Exercise aim:
Extract the entries in their exact form.

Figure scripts

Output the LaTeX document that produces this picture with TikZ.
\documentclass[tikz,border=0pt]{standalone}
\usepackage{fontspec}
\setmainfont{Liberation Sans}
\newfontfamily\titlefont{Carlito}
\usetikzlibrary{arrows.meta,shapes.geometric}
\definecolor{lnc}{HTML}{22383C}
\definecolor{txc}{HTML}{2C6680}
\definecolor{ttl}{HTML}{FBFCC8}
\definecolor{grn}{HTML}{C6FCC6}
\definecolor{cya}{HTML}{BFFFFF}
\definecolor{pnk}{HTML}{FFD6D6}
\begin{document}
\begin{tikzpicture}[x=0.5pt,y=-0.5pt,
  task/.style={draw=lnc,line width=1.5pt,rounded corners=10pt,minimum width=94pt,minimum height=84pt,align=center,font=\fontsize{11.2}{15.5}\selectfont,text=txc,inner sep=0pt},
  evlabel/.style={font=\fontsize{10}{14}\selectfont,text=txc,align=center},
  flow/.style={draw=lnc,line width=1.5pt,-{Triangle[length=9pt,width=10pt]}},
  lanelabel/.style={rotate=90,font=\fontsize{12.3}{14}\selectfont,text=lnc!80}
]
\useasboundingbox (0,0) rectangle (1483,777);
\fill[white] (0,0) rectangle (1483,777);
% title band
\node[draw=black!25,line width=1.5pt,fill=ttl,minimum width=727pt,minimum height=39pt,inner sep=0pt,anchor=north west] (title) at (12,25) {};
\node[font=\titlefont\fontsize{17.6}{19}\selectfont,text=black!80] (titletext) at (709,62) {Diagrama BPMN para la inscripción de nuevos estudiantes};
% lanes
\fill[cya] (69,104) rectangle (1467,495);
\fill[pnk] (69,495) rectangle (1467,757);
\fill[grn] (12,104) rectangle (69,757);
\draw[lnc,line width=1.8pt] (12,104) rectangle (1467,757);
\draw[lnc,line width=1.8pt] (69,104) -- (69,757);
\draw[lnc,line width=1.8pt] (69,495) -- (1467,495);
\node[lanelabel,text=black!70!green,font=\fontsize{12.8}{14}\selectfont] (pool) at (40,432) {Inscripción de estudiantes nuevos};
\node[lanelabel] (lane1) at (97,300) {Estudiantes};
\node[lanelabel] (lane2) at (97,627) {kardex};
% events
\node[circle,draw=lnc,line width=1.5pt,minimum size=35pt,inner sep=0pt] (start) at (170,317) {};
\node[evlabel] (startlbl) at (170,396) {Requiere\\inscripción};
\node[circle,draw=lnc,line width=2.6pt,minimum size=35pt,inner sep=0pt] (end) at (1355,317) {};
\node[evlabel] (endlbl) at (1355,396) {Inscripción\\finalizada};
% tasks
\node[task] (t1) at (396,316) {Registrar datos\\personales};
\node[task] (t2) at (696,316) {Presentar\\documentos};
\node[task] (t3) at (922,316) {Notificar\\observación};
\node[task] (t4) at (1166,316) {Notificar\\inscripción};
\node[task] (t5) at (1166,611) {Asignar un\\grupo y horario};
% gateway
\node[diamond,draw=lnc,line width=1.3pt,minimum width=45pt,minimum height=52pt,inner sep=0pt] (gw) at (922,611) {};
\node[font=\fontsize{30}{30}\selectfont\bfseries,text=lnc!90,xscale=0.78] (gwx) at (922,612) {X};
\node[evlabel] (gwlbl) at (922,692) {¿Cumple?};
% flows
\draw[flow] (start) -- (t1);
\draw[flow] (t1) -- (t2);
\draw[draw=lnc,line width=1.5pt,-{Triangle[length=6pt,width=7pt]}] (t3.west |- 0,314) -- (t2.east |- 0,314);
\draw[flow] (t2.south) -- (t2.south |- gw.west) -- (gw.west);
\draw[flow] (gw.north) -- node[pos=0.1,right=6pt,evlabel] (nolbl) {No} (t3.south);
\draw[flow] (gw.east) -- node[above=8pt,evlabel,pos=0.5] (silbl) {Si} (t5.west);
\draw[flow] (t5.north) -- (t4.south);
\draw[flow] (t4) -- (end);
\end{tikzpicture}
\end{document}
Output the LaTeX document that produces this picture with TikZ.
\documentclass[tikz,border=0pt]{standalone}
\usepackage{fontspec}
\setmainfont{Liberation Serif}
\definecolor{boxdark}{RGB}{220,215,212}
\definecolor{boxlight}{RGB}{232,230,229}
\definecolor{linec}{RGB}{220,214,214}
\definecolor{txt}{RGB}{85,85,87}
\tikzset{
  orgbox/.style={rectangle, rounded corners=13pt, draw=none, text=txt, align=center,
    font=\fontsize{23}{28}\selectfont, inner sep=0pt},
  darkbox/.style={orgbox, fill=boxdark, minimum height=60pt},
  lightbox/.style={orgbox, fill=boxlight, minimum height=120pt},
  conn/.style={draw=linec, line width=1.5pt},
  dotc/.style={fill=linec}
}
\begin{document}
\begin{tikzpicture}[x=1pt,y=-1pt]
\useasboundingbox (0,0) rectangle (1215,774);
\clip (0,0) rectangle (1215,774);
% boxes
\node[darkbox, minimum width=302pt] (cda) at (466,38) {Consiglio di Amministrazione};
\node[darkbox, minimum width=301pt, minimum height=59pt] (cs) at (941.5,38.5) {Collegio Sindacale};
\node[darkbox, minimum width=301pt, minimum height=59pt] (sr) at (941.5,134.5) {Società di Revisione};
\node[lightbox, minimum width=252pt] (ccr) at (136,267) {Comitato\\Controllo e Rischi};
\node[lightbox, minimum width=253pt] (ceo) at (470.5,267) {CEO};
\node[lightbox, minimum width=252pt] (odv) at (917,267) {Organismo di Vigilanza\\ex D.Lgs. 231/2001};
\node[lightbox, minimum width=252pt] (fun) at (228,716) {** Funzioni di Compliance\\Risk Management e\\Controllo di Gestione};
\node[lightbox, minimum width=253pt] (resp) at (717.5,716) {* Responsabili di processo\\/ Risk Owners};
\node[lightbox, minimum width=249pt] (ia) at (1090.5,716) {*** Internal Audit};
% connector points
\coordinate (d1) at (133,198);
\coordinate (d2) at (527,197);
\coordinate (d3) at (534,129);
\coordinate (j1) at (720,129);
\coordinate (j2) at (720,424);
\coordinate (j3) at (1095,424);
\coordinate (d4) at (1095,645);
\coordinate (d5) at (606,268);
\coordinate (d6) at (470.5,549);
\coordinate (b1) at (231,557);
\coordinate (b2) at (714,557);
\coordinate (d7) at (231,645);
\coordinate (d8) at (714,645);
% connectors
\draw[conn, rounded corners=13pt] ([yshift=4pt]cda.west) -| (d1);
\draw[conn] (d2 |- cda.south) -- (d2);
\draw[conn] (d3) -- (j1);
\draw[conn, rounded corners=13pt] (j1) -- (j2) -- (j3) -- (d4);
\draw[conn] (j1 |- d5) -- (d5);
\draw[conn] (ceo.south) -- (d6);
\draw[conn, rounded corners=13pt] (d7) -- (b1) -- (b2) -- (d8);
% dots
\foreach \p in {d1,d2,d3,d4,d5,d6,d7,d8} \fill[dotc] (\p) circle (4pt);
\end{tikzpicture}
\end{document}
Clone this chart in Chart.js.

Full answer:
Output the LaTeX document that produces this picture with TikZ.
\documentclass[tikz,border=0pt]{standalone}
\usepackage{fontspec}
\setmainfont{Liberation Sans}
\newfontfamily\titlefont{Carlito}
\usetikzlibrary{arrows.meta,shapes.geometric}
\definecolor{lnc}{HTML}{22383C}
\definecolor{txc}{HTML}{2C6680}
\definecolor{ttl}{HTML}{FBFCC8}
\definecolor{grn}{HTML}{C6FCC6}
\definecolor{cya}{HTML}{BFFFFF}
\definecolor{pnk}{HTML}{FFD6D6}
\begin{document}
\begin{tikzpicture}[x=0.5pt,y=-0.5pt,
  task/.style={draw=lnc,line width=1.5pt,rounded corners=10pt,minimum width=94pt,minimum height=84pt,align=center,font=\fontsize{11.2}{15.5}\selectfont,text=txc,inner sep=0pt},
  evlabel/.style={font=\fontsize{10}{14}\selectfont,text=txc,align=center},
  flow/.style={draw=lnc,line width=1.5pt,-{Triangle[length=9pt,width=10pt]}},
  lanelabel/.style={rotate=90,font=\fontsize{12.3}{14}\selectfont,text=lnc!80}
]
\useasboundingbox (0,0) rectangle (1483,777);
\fill[white] (0,0) rectangle (1483,777);
% title band
\node[draw=black!25,line width=1.5pt,fill=ttl,minimum width=727pt,minimum height=39pt,inner sep=0pt,anchor=north west] (title) at (12,25) {};
\node[font=\titlefont\fontsize{17.6}{19}\selectfont,text=black!80] (titletext) at (709,62) {Diagrama BPMN para la inscripción de nuevos estudiantes};
% lanes
\fill[cya] (69,104) rectangle (1467,495);
\fill[pnk] (69,495) rectangle (1467,757);
\fill[grn] (12,104) rectangle (69,757);
\draw[lnc,line width=1.8pt] (12,104) rectangle (1467,757);
\draw[lnc,line width=1.8pt] (69,104) -- (69,757);
\draw[lnc,line width=1.8pt] (69,495) -- (1467,495);
\node[lanelabel,text=black!70!green,font=\fontsize{12.8}{14}\selectfont] (pool) at (40,432) {Inscripción de estudiantes nuevos};
\node[lanelabel] (lane1) at (97,300) {Estudiantes};
\node[lanelabel] (lane2) at (97,627) {kardex};
% events
\node[circle,draw=lnc,line width=1.5pt,minimum size=35pt,inner sep=0pt] (start) at (170,317) {};
\node[evlabel] (startlbl) at (170,396) {Requiere\\inscripción};
\node[circle,draw=lnc,line width=2.6pt,minimum size=35pt,inner sep=0pt] (end) at (1355,317) {};
\node[evlabel] (endlbl) at (1355,396) {Inscripción\\finalizada};
% tasks
\node[task] (t1) at (396,316) {Registrar datos\\personales};
\node[task] (t2) at (696,316) {Presentar\\documentos};
\node[task] (t3) at (922,316) {Notificar\\observación};
\node[task] (t4) at (1166,316) {Notificar\\inscripción};
\node[task] (t5) at (1166,611) {Asignar un\\grupo y horario};
% gateway
\node[diamond,draw=lnc,line width=1.3pt,minimum width=45pt,minimum height=52pt,inner sep=0pt] (gw) at (922,611) {};
\node[font=\fontsize{30}{30}\selectfont\bfseries,text=lnc!90,xscale=0.78] (gwx) at (922,612) {X};
\node[evlabel] (gwlbl) at (922,692) {¿Cumple?};
% flows
\draw[flow] (start) -- (t1);
\draw[flow] (t1) -- (t2);
\draw[draw=lnc,line width=1.5pt,-{Triangle[length=6pt,width=7pt]}] (t3.west |- 0,314) -- (t2.east |- 0,314);
\draw[flow] (t2.south) -- (t2.south |- gw.west) -- (gw.west);
\draw[flow] (gw.north) -- node[pos=0.1,right=6pt,evlabel] (nolbl) {No} (t3.south);
\draw[flow] (gw.east) -- node[above=8pt,evlabel,pos=0.5] (silbl) {Si} (t5.west);
\draw[flow] (t5.north) -- (t4.south);
\draw[flow] (t4) -- (end);
\end{tikzpicture}
\end{document}
Output the LaTeX document that produces this picture with TikZ.
\documentclass[tikz,border=0pt]{standalone}
\usepackage{fontspec}
\setmainfont{Liberation Serif}
\definecolor{boxdark}{RGB}{220,215,212}
\definecolor{boxlight}{RGB}{232,230,229}
\definecolor{linec}{RGB}{220,214,214}
\definecolor{txt}{RGB}{85,85,87}
\tikzset{
  orgbox/.style={rectangle, rounded corners=13pt, draw=none, text=txt, align=center,
    font=\fontsize{23}{28}\selectfont, inner sep=0pt},
  darkbox/.style={orgbox, fill=boxdark, minimum height=60pt},
  lightbox/.style={orgbox, fill=boxlight, minimum height=120pt},
  conn/.style={draw=linec, line width=1.5pt},
  dotc/.style={fill=linec}
}
\begin{document}
\begin{tikzpicture}[x=1pt,y=-1pt]
\useasboundingbox (0,0) rectangle (1215,774);
\clip (0,0) rectangle (1215,774);
% boxes
\node[darkbox, minimum width=302pt] (cda) at (466,38) {Consiglio di Amministrazione};
\node[darkbox, minimum width=301pt, minimum height=59pt] (cs) at (941.5,38.5) {Collegio Sindacale};
\node[darkbox, minimum width=301pt, minimum height=59pt] (sr) at (941.5,134.5) {Società di Revisione};
\node[lightbox, minimum width=252pt] (ccr) at (136,267) {Comitato\\Controllo e Rischi};
\node[lightbox, minimum width=253pt] (ceo) at (470.5,267) {CEO};
\node[lightbox, minimum width=252pt] (odv) at (917,267) {Organismo di Vigilanza\\ex D.Lgs. 231/2001};
\node[lightbox, minimum width=252pt] (fun) at (228,716) {** Funzioni di Compliance\\Risk Management e\\Controllo di Gestione};
\node[lightbox, minimum width=253pt] (resp) at (717.5,716) {* Responsabili di processo\\/ Risk Owners};
\node[lightbox, minimum width=249pt] (ia) at (1090.5,716) {*** Internal Audit};
% connector points
\coordinate (d1) at (133,198);
\coordinate (d2) at (527,197);
\coordinate (d3) at (534,129);
\coordinate (j1) at (720,129);
\coordinate (j2) at (720,424);
\coordinate (j3) at (1095,424);
\coordinate (d4) at (1095,645);
\coordinate (d5) at (606,268);
\coordinate (d6) at (470.5,549);
\coordinate (b1) at (231,557);
\coordinate (b2) at (714,557);
\coordinate (d7) at (231,645);
\coordinate (d8) at (714,645);
% connectors
\draw[conn, rounded corners=13pt] ([yshift=4pt]cda.west) -| (d1);
\draw[conn] (d2 |- cda.south) -- (d2);
\draw[conn] (d3) -- (j1);
\draw[conn, rounded corners=13pt] (j1) -- (j2) -- (j3) -- (d4);
\draw[conn] (j1 |- d5) -- (d5);
\draw[conn] (ceo.south) -- (d6);
\draw[conn, rounded corners=13pt] (d7) -- (b1) -- (b2) -- (d8);
% dots
\foreach \p in {d1,d2,d3,d4,d5,d6,d7,d8} \fill[dotc] (\p) circle (4pt);
\end{tikzpicture}
\end{document}
Clone this chart in Chart.js.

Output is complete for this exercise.